### Instruction
With the images removed, repeat the data below exactly.

### Given information
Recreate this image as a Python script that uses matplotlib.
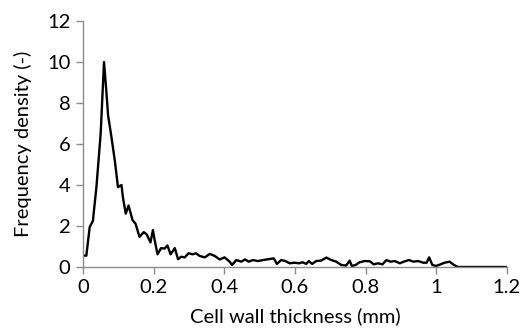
import matplotlib
matplotlib.use("Agg")
from matplotlib import pyplot as plt

# Cell wall thickness (mm) vs frequency density
thickness = [0.0, 0.0094, 0.019, 0.028, 0.038, 0.050, 0.0595, 0.066, 0.071, 0.080,
             0.090, 0.099, 0.109, 0.113, 0.121, 0.129, 0.140, 0.149, 0.160, 0.172,
             0.180, 0.191, 0.198, 0.203, 0.211, 0.221, 0.231, 0.239, 0.248, 0.260,
             0.269, 0.278, 0.288, 0.299, 0.310, 0.320,
             0.330, 0.345, 0.359, 0.373, 0.387, 0.401, 0.415, 0.422, 0.434, 0.448,
             0.459, 0.469, 0.481, 0.495, 0.510, 0.528, 0.540, 0.549, 0.561, 0.573,
             0.585, 0.599, 0.611, 0.622, 0.632, 0.639, 0.649, 0.660, 0.674, 0.689,
             0.703, 0.717, 0.731, 0.745, 0.755, 0.761, 0.772, 0.783, 0.797, 0.812,
             0.823, 0.835, 0.848, 0.859, 0.870, 0.883, 0.897, 0.908, 0.923, 0.935,
             0.949, 0.963, 0.973, 0.980, 0.989, 1.000, 1.012, 1.024, 1.038, 1.050,
             1.062, 1.2]
density = [0.57, 0.55, 1.95, 2.25, 3.9, 6.5, 10.0, 8.6, 7.4, 6.4,
           5.2, 3.9, 4.0, 3.4, 2.6, 3.0, 2.3, 2.1, 1.47, 1.7,
           1.6, 1.2, 1.8, 1.3, 0.62, 0.92, 0.9, 1.05, 0.62, 0.92,
           0.38, 0.5, 0.47, 0.67, 0.62, 0.67,
           0.54, 0.47, 0.64, 0.54, 0.37, 0.47, 0.26, 0.1, 0.34, 0.26,
           0.37, 0.26, 0.34, 0.29, 0.34, 0.39, 0.42, 0.15, 0.34, 0.29,
           0.18, 0.21, 0.18, 0.23, 0.15, 0.29, 0.15, 0.29, 0.31, 0.46,
           0.34, 0.26, 0.1, 0.07, 0.31, 0.05, 0.1, 0.23, 0.29, 0.28,
           0.13, 0.18, 0.13, 0.34, 0.26, 0.29, 0.18, 0.26, 0.34, 0.26,
           0.29, 0.21, 0.21, 0.47, 0.1, 0.05, 0.13, 0.21, 0.26, 0.1,
           0.0, 0.0]

x_ticks = [0, 0.2, 0.4, 0.6, 0.8, 1, 1.2]
x_labels = ["0", "0.2", "0.4", "0.6", "0.8", "1", "1.2"]
y_ticks = [0, 2, 4, 6, 8, 10, 12]

plt.rcParams['font.family'] = ['Lato', 'DejaVu Sans']

fig = plt.figure(figsize=(5.22, 3.34), dpi=100)
ax = fig.add_axes([0.159, 0.2006, 0.812, 0.7364])

ax.plot(thickness, density, color="black", linewidth=1.7, solid_joinstyle="round")

ax.set_xlim(0, 1.2)
ax.set_ylim(0, 12)
ax.set_xticks(x_ticks)
ax.set_xticklabels(x_labels)
ax.set_yticks(y_ticks)

for side in ["top", "right"]:
    ax.spines[side].set_visible(False)
for side in ["left", "bottom"]:
    ax.spines[side].set_color("#8c8c8c")
    ax.spines[side].set_linewidth(1.0)
ax.tick_params(direction="out", length=5, width=1.0, color="#8c8c8c",
               labelsize=14.5, labelcolor="black", pad=4)

ax.set_xlabel("Cell wall thickness (mm)", fontsize=14.5, labelpad=8)
ax.set_ylabel("Frequency density (-)", fontsize=14.5, labelpad=11)

fig.savefig("out.png", dpi=100)
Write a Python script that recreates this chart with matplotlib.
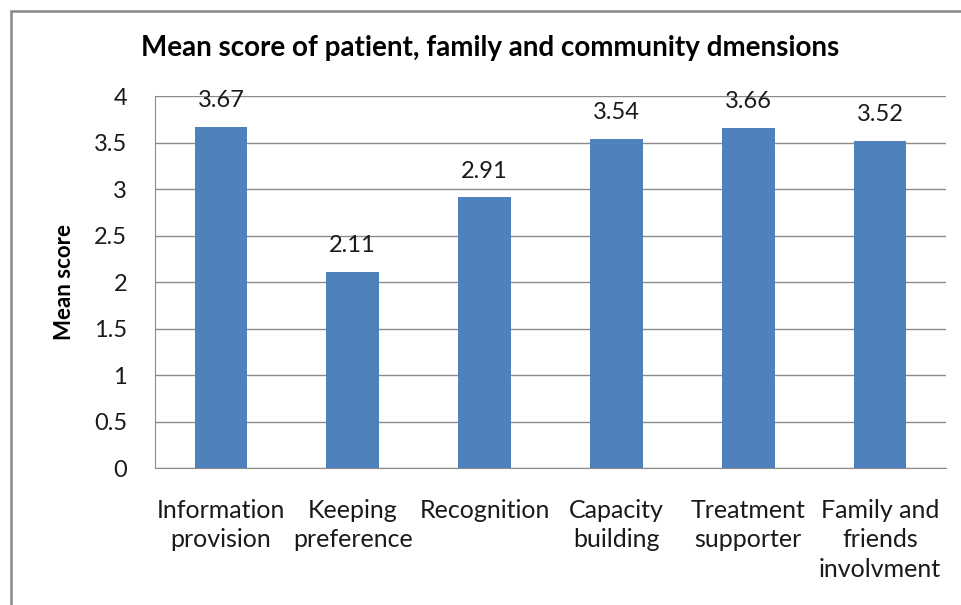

### Finished task
Recreate this image as a Python script that uses matplotlib.
import matplotlib
matplotlib.use("Agg")
from matplotlib import pyplot as plt

# Cell wall thickness (mm) vs frequency density
thickness = [0.0, 0.0094, 0.019, 0.028, 0.038, 0.050, 0.0595, 0.066, 0.071, 0.080,
             0.090, 0.099, 0.109, 0.113, 0.121, 0.129, 0.140, 0.149, 0.160, 0.172,
             0.180, 0.191, 0.198, 0.203, 0.211, 0.221, 0.231, 0.239, 0.248, 0.260,
             0.269, 0.278, 0.288, 0.299, 0.310, 0.320,
             0.330, 0.345, 0.359, 0.373, 0.387, 0.401, 0.415, 0.422, 0.434, 0.448,
             0.459, 0.469, 0.481, 0.495, 0.510, 0.528, 0.540, 0.549, 0.561, 0.573,
             0.585, 0.599, 0.611, 0.622, 0.632, 0.639, 0.649, 0.660, 0.674, 0.689,
             0.703, 0.717, 0.731, 0.745, 0.755, 0.761, 0.772, 0.783, 0.797, 0.812,
             0.823, 0.835, 0.848, 0.859, 0.870, 0.883, 0.897, 0.908, 0.923, 0.935,
             0.949, 0.963, 0.973, 0.980, 0.989, 1.000, 1.012, 1.024, 1.038, 1.050,
             1.062, 1.2]
density = [0.57, 0.55, 1.95, 2.25, 3.9, 6.5, 10.0, 8.6, 7.4, 6.4,
           5.2, 3.9, 4.0, 3.4, 2.6, 3.0, 2.3, 2.1, 1.47, 1.7,
           1.6, 1.2, 1.8, 1.3, 0.62, 0.92, 0.9, 1.05, 0.62, 0.92,
           0.38, 0.5, 0.47, 0.67, 0.62, 0.67,
           0.54, 0.47, 0.64, 0.54, 0.37, 0.47, 0.26, 0.1, 0.34, 0.26,
           0.37, 0.26, 0.34, 0.29, 0.34, 0.39, 0.42, 0.15, 0.34, 0.29,
           0.18, 0.21, 0.18, 0.23, 0.15, 0.29, 0.15, 0.29, 0.31, 0.46,
           0.34, 0.26, 0.1, 0.07, 0.31, 0.05, 0.1, 0.23, 0.29, 0.28,
           0.13, 0.18, 0.13, 0.34, 0.26, 0.29, 0.18, 0.26, 0.34, 0.26,
           0.29, 0.21, 0.21, 0.47, 0.1, 0.05, 0.13, 0.21, 0.26, 0.1,
           0.0, 0.0]

x_ticks = [0, 0.2, 0.4, 0.6, 0.8, 1, 1.2]
x_labels = ["0", "0.2", "0.4", "0.6", "0.8", "1", "1.2"]
y_ticks = [0, 2, 4, 6, 8, 10, 12]

plt.rcParams['font.family'] = ['Lato', 'DejaVu Sans']

fig = plt.figure(figsize=(5.22, 3.34), dpi=100)
ax = fig.add_axes([0.159, 0.2006, 0.812, 0.7364])

ax.plot(thickness, density, color="black", linewidth=1.7, solid_joinstyle="round")

ax.set_xlim(0, 1.2)
ax.set_ylim(0, 12)
ax.set_xticks(x_ticks)
ax.set_xticklabels(x_labels)
ax.set_yticks(y_ticks)

for side in ["top", "right"]:
    ax.spines[side].set_visible(False)
for side in ["left", "bottom"]:
    ax.spines[side].set_color("#8c8c8c")
    ax.spines[side].set_linewidth(1.0)
ax.tick_params(direction="out", length=5, width=1.0, color="#8c8c8c",
               labelsize=14.5, labelcolor="black", pad=4)

ax.set_xlabel("Cell wall thickness (mm)", fontsize=14.5, labelpad=8)
ax.set_ylabel("Frequency density (-)", fontsize=14.5, labelpad=11)

fig.savefig("out.png", dpi=100)
Write a Python script that recreates this chart with matplotlib.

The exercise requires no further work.